===== Data shown =====
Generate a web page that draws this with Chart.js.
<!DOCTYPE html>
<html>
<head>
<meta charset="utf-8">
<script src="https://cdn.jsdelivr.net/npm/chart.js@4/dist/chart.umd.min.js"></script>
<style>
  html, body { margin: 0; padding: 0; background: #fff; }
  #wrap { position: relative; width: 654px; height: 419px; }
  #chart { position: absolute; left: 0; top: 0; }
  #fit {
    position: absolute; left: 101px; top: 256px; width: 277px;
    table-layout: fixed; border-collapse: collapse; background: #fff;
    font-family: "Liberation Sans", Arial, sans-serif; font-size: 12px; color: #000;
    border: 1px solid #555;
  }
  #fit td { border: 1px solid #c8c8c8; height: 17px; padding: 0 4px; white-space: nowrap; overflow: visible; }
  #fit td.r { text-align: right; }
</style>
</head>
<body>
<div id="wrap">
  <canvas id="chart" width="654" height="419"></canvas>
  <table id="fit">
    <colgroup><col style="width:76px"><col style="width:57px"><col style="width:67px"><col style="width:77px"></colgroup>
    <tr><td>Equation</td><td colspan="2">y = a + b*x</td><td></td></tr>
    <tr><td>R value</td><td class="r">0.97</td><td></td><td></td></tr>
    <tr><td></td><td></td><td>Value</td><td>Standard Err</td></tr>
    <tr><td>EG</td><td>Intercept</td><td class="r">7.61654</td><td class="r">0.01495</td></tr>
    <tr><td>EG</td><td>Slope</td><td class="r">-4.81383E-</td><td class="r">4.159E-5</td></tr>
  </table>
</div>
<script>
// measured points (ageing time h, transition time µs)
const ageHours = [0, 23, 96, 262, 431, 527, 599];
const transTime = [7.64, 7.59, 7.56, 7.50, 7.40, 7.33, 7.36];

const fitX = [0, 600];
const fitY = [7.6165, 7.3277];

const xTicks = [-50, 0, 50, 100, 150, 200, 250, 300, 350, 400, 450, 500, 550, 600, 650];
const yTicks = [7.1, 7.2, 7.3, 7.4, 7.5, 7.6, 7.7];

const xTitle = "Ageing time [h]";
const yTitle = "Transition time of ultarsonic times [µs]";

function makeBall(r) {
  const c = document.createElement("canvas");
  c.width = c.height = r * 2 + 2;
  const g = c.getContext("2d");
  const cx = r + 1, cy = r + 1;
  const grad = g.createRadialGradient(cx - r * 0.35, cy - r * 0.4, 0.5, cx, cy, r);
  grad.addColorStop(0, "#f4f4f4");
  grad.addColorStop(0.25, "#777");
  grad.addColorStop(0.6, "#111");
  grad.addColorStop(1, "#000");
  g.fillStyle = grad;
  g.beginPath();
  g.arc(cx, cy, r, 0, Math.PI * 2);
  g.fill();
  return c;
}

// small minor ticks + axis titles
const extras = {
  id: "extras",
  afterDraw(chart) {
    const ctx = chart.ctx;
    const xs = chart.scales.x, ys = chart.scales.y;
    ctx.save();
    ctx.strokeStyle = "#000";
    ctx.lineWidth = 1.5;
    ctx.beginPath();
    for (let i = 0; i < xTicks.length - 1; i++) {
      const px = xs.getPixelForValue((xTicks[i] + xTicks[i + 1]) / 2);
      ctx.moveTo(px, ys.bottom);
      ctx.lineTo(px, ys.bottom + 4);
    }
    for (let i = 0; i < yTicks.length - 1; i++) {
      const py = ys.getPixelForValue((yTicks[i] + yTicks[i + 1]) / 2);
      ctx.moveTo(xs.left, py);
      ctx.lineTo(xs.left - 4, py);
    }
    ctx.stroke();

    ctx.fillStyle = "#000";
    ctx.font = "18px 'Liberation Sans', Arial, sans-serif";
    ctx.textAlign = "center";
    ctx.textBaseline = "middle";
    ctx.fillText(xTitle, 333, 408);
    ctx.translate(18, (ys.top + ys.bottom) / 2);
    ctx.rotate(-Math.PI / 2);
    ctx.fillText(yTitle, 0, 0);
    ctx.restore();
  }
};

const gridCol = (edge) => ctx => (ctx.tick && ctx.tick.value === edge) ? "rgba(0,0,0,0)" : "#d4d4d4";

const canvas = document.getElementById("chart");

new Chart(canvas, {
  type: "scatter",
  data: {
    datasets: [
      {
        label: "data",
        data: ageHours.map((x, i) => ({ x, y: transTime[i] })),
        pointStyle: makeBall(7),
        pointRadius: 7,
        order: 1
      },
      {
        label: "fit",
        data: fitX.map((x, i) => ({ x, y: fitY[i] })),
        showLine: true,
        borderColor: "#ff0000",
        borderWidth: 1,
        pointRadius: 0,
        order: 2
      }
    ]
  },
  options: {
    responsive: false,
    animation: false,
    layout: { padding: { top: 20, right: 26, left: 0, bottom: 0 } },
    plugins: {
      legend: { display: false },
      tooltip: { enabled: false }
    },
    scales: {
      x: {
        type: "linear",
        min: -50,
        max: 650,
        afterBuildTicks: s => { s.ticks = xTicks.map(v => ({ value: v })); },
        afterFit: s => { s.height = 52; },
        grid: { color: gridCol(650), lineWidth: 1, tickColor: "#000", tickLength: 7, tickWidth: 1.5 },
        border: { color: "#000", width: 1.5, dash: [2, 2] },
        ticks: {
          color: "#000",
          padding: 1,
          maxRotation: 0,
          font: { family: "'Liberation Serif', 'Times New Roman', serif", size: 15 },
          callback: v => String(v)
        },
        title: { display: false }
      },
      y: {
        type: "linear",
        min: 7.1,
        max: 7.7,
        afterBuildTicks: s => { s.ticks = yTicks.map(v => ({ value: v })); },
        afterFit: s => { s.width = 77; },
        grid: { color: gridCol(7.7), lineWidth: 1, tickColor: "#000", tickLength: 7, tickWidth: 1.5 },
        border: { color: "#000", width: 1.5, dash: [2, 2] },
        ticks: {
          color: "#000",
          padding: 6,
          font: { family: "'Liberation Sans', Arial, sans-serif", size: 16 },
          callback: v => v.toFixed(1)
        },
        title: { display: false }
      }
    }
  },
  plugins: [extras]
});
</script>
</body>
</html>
=====
Do this:
Repeat the material word for word, in full.

Answer below:
Generate a web page that draws this with Chart.js.
<!DOCTYPE html>
<html>
<head>
<meta charset="utf-8">
<script src="https://cdn.jsdelivr.net/npm/chart.js@4/dist/chart.umd.min.js"></script>
<style>
  html, body { margin: 0; padding: 0; background: #fff; }
  #wrap { position: relative; width: 654px; height: 419px; }
  #chart { position: absolute; left: 0; top: 0; }
  #fit {
    position: absolute; left: 101px; top: 256px; width: 277px;
    table-layout: fixed; border-collapse: collapse; background: #fff;
    font-family: "Liberation Sans", Arial, sans-serif; font-size: 12px; color: #000;
    border: 1px solid #555;
  }
  #fit td { border: 1px solid #c8c8c8; height: 17px; padding: 0 4px; white-space: nowrap; overflow: visible; }
  #fit td.r { text-align: right; }
</style>
</head>
<body>
<div id="wrap">
  <canvas id="chart" width="654" height="419"></canvas>
  <table id="fit">
    <colgroup><col style="width:76px"><col style="width:57px"><col style="width:67px"><col style="width:77px"></colgroup>
    <tr><td>Equation</td><td colspan="2">y = a + b*x</td><td></td></tr>
    <tr><td>R value</td><td class="r">0.97</td><td></td><td></td></tr>
    <tr><td></td><td></td><td>Value</td><td>Standard Err</td></tr>
    <tr><td>EG</td><td>Intercept</td><td class="r">7.61654</td><td class="r">0.01495</td></tr>
    <tr><td>EG</td><td>Slope</td><td class="r">-4.81383E-</td><td class="r">4.159E-5</td></tr>
  </table>
</div>
<script>
// measured points (ageing time h, transition time µs)
const ageHours = [0, 23, 96, 262, 431, 527, 599];
const transTime = [7.64, 7.59, 7.56, 7.50, 7.40, 7.33, 7.36];

const fitX = [0, 600];
const fitY = [7.6165, 7.3277];

const xTicks = [-50, 0, 50, 100, 150, 200, 250, 300, 350, 400, 450, 500, 550, 600, 650];
const yTicks = [7.1, 7.2, 7.3, 7.4, 7.5, 7.6, 7.7];

const xTitle = "Ageing time [h]";
const yTitle = "Transition time of ultarsonic times [µs]";

function makeBall(r) {
  const c = document.createElement("canvas");
  c.width = c.height = r * 2 + 2;
  const g = c.getContext("2d");
  const cx = r + 1, cy = r + 1;
  const grad = g.createRadialGradient(cx - r * 0.35, cy - r * 0.4, 0.5, cx, cy, r);
  grad.addColorStop(0, "#f4f4f4");
  grad.addColorStop(0.25, "#777");
  grad.addColorStop(0.6, "#111");
  grad.addColorStop(1, "#000");
  g.fillStyle = grad;
  g.beginPath();
  g.arc(cx, cy, r, 0, Math.PI * 2);
  g.fill();
  return c;
}

// small minor ticks + axis titles
const extras = {
  id: "extras",
  afterDraw(chart) {
    const ctx = chart.ctx;
    const xs = chart.scales.x, ys = chart.scales.y;
    ctx.save();
    ctx.strokeStyle = "#000";
    ctx.lineWidth = 1.5;
    ctx.beginPath();
    for (let i = 0; i < xTicks.length - 1; i++) {
      const px = xs.getPixelForValue((xTicks[i] + xTicks[i + 1]) / 2);
      ctx.moveTo(px, ys.bottom);
      ctx.lineTo(px, ys.bottom + 4);
    }
    for (let i = 0; i < yTicks.length - 1; i++) {
      const py = ys.getPixelForValue((yTicks[i] + yTicks[i + 1]) / 2);
      ctx.moveTo(xs.left, py);
      ctx.lineTo(xs.left - 4, py);
    }
    ctx.stroke();

    ctx.fillStyle = "#000";
    ctx.font = "18px 'Liberation Sans', Arial, sans-serif";
    ctx.textAlign = "center";
    ctx.textBaseline = "middle";
    ctx.fillText(xTitle, 333, 408);
    ctx.translate(18, (ys.top + ys.bottom) / 2);
    ctx.rotate(-Math.PI / 2);
    ctx.fillText(yTitle, 0, 0);
    ctx.restore();
  }
};

const gridCol = (edge) => ctx => (ctx.tick && ctx.tick.value === edge) ? "rgba(0,0,0,0)" : "#d4d4d4";

const canvas = document.getElementById("chart");

new Chart(canvas, {
  type: "scatter",
  data: {
    datasets: [
      {
        label: "data",
        data: ageHours.map((x, i) => ({ x, y: transTime[i] })),
        pointStyle: makeBall(7),
        pointRadius: 7,
        order: 1
      },
      {
        label: "fit",
        data: fitX.map((x, i) => ({ x, y: fitY[i] })),
        showLine: true,
        borderColor: "#ff0000",
        borderWidth: 1,
        pointRadius: 0,
        order: 2
      }
    ]
  },
  options: {
    responsive: false,
    animation: false,
    layout: { padding: { top: 20, right: 26, left: 0, bottom: 0 } },
    plugins: {
      legend: { display: false },
      tooltip: { enabled: false }
    },
    scales: {
      x: {
        type: "linear",
        min: -50,
        max: 650,
        afterBuildTicks: s => { s.ticks = xTicks.map(v => ({ value: v })); },
        afterFit: s => { s.height = 52; },
        grid: { color: gridCol(650), lineWidth: 1, tickColor: "#000", tickLength: 7, tickWidth: 1.5 },
        border: { color: "#000", width: 1.5, dash: [2, 2] },
        ticks: {
          color: "#000",
          padding: 1,
          maxRotation: 0,
          font: { family: "'Liberation Serif', 'Times New Roman', serif", size: 15 },
          callback: v => String(v)
        },
        title: { display: false }
      },
      y: {
        type: "linear",
        min: 7.1,
        max: 7.7,
        afterBuildTicks: s => { s.ticks = yTicks.map(v => ({ value: v })); },
        afterFit: s => { s.width = 77; },
        grid: { color: gridCol(7.7), lineWidth: 1, tickColor: "#000", tickLength: 7, tickWidth: 1.5 },
        border: { color: "#000", width: 1.5, dash: [2, 2] },
        ticks: {
          color: "#000",
          padding: 6,
          font: { family: "'Liberation Sans', Arial, sans-serif", size: 16 },
          callback: v => v.toFixed(1)
        },
        title: { display: false }
      }
    }
  },
  plugins: [extras]
});
</script>
</body>
</html>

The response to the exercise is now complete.